Advertisers stay faithful to Zuma

Billboard companies have refused to put up advertisements showing President Jacob Zuma and a woman with the pay-off line - "Even poly-gamists need to cheat".

Billboard companies have refused to put up advertisements showing President Jacob Zuma and a woman with the pay-off line - "Even poly-gamists need to cheat".

Published Jul 30, 2012

Share

Billboard companies have refused to put up advertisements showing President Jacob Zuma and a woman with the pay-off line: “Even polygamists need to cheat”.

The advert for international dating website for married people, Ashley Madison, would have formed part of a year-long R8 million SA advertising campaign.
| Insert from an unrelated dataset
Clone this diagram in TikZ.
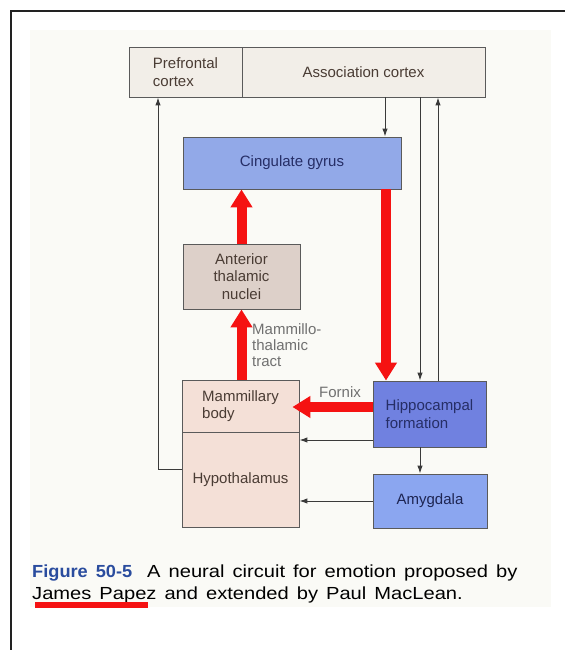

The company launched in SA last month amid some controversy, and the removal of another billboard featuring the wife of the company’s founder following numerous complaints.

Zuma has four wives and his polygamist lifestyle is much debated and criticised.

Company founder Noel Biderman said they had approached nine billboard companies across the country to erect the billboard featuring Zuma and a blonde woman pressed up intimately against him, and each one refused.

The boards would have been up in major cities for four weeks. It would have been followed by pictures of other prominent SA politicians linked to infidelity.

Biderman says their right to freedom of expression has been infringed upon.

Some of the billboard companies declined Biderman’s business, following The Spear artwork debacle. “We were told that there had been a previous art exhibit that had utilised the president’s image and there had been vandalism and even threats and so there seemed to be concern around some form of retribution.

“Some companies had just felt that while the country needs and fosters open discourse, that this messaging was not positive or helpful, and so, from a social-political perspective, they did not want to support it.”

Biderman said they never accept “no” and were already hard at work developing a new outdoor creative concept and continuing with their TV campaigns.

Similar campaigns were rolled out in a number of other countries, including the US and the UK.

“There is a sense that the placement of this type of controversial billboard cannot occur on South African soil.”

Zuma would have been the first of a number of local politicians featured on the billboards.

Biderman said they were “beyond disappointed”.

“We truthfully believe that President Zuma’s polygamy is not only fair ground for commentary, but if South Africa now starts moving in a direction of preventing open dialogue and censors legal businesses from progressing, well that is a very slippery slope,” Biderman said.

Biderman appears to be courting controversy. Last month, his SA-born wife Amanda appeared on a billboard at Joburg’s Nelson Mandela Square, which said: “Your wife is hot but ours are hotter”.

Following numerous complaints the billboard was removed within a matter of days.